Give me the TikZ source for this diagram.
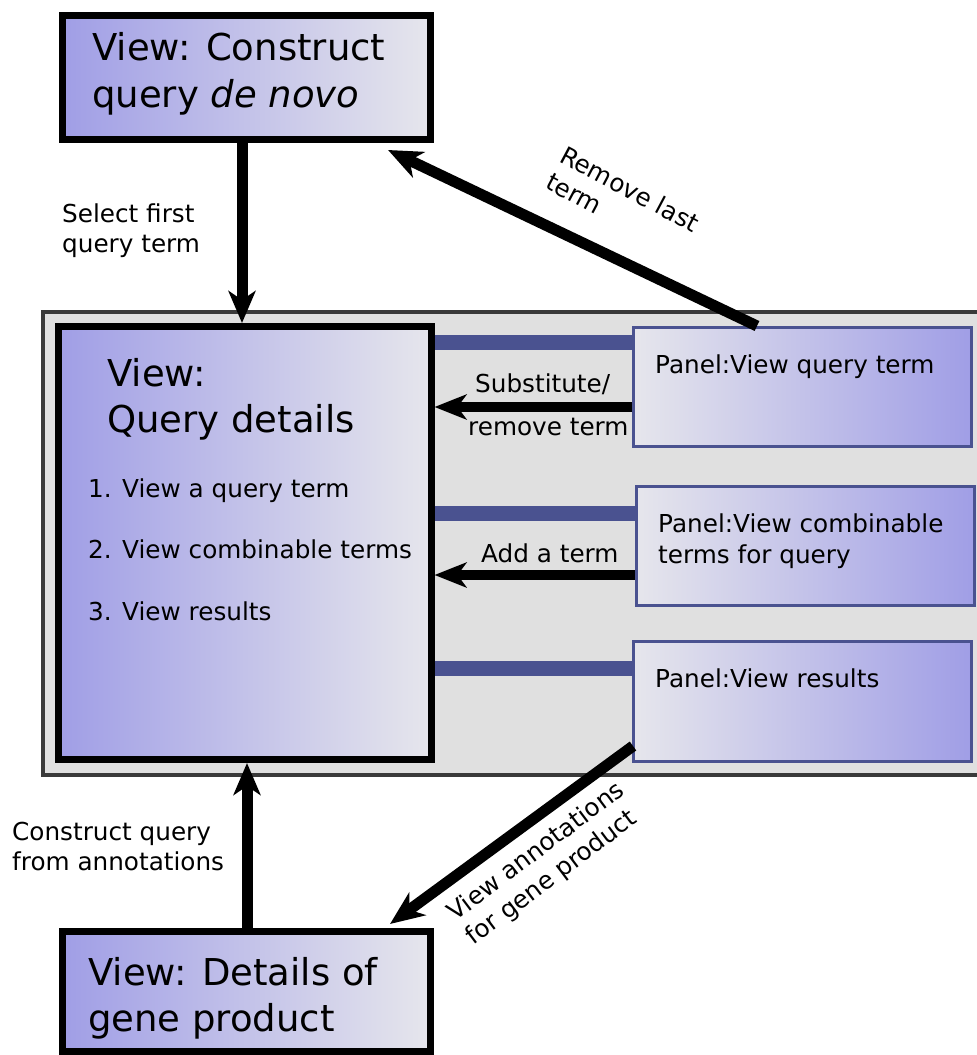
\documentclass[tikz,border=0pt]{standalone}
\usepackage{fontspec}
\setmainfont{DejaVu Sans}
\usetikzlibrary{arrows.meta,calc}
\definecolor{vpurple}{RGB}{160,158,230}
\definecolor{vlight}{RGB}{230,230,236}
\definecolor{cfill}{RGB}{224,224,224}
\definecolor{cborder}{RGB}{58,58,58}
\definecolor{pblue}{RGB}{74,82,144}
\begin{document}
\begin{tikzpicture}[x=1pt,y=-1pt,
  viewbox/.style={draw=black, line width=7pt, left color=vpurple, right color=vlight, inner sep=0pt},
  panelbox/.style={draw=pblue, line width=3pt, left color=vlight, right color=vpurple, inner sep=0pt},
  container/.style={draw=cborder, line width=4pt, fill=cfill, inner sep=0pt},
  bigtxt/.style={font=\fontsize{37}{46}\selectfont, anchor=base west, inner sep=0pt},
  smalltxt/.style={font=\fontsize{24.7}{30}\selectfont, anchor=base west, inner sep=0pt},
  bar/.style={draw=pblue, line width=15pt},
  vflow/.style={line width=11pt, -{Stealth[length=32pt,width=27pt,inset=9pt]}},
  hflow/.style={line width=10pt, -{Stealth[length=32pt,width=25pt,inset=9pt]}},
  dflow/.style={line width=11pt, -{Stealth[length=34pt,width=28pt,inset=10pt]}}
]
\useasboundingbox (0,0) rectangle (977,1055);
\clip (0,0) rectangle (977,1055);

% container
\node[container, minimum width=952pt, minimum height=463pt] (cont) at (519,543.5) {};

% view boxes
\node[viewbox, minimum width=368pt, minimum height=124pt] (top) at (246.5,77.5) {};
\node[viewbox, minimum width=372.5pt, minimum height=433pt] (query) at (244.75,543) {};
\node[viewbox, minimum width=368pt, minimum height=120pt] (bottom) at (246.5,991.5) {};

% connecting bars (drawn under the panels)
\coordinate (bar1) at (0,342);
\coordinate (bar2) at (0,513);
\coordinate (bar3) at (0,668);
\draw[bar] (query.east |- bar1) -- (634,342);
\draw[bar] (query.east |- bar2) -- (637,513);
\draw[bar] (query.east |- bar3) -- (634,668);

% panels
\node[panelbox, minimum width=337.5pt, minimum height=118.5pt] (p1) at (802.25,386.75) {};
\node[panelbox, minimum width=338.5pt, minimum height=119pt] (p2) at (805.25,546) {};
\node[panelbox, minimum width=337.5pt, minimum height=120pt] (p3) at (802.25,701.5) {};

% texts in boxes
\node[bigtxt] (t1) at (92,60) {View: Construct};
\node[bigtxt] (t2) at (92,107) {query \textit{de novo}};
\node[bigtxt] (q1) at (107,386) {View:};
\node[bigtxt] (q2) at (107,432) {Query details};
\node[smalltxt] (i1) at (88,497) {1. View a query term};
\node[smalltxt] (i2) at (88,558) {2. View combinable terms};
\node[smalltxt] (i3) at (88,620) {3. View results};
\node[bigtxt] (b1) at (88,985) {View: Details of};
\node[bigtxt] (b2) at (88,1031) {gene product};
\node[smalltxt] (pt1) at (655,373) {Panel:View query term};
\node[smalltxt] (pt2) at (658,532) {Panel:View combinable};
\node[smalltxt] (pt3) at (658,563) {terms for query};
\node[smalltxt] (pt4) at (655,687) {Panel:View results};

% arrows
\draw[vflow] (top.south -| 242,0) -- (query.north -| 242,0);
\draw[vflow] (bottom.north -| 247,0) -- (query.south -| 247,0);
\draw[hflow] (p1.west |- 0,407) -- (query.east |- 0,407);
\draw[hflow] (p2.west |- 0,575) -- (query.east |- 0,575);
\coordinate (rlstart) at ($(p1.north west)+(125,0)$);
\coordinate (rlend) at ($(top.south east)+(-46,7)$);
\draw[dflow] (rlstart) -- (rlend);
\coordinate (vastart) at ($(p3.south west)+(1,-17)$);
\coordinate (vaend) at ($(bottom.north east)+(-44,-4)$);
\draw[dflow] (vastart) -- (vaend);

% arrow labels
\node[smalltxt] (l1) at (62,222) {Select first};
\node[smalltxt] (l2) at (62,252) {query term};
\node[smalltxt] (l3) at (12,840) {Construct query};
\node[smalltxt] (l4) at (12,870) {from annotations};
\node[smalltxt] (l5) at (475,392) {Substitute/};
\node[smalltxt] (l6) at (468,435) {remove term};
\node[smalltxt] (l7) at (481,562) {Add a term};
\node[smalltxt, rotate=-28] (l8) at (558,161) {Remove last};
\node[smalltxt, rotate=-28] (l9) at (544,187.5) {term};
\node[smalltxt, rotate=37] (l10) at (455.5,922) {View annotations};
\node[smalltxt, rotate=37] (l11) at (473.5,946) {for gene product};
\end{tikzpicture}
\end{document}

▸ EXERCISE
The lines from the top of the data above through the one holding "minimum width=952pt, minimum" are to be repeated exactly, and only those, with no pictures.

▸ RESPONSE
Give me the TikZ source for this diagram.
\documentclass[tikz,border=0pt]{standalone}
\usepackage{fontspec}
\setmainfont{DejaVu Sans}
\usetikzlibrary{arrows.meta,calc}
\definecolor{vpurple}{RGB}{160,158,230}
\definecolor{vlight}{RGB}{230,230,236}
\definecolor{cfill}{RGB}{224,224,224}
\definecolor{cborder}{RGB}{58,58,58}
\definecolor{pblue}{RGB}{74,82,144}
\begin{document}
\begin{tikzpicture}[x=1pt,y=-1pt,
  viewbox/.style={draw=black, line width=7pt, left color=vpurple, right color=vlight, inner sep=0pt},
  panelbox/.style={draw=pblue, line width=3pt, left color=vlight, right color=vpurple, inner sep=0pt},
  container/.style={draw=cborder, line width=4pt, fill=cfill, inner sep=0pt},
  bigtxt/.style={font=\fontsize{37}{46}\selectfont, anchor=base west, inner sep=0pt},
  smalltxt/.style={font=\fontsize{24.7}{30}\selectfont, anchor=base west, inner sep=0pt},
  bar/.style={draw=pblue, line width=15pt},
  vflow/.style={line width=11pt, -{Stealth[length=32pt,width=27pt,inset=9pt]}},
  hflow/.style={line width=10pt, -{Stealth[length=32pt,width=25pt,inset=9pt]}},
  dflow/.style={line width=11pt, -{Stealth[length=34pt,width=28pt,inset=10pt]}}
]
\useasboundingbox (0,0) rectangle (977,1055);
\clip (0,0) rectangle (977,1055);

% container
\node[container, minimum width=952pt, minimum height=463pt] (cont) at (519,543.5) {};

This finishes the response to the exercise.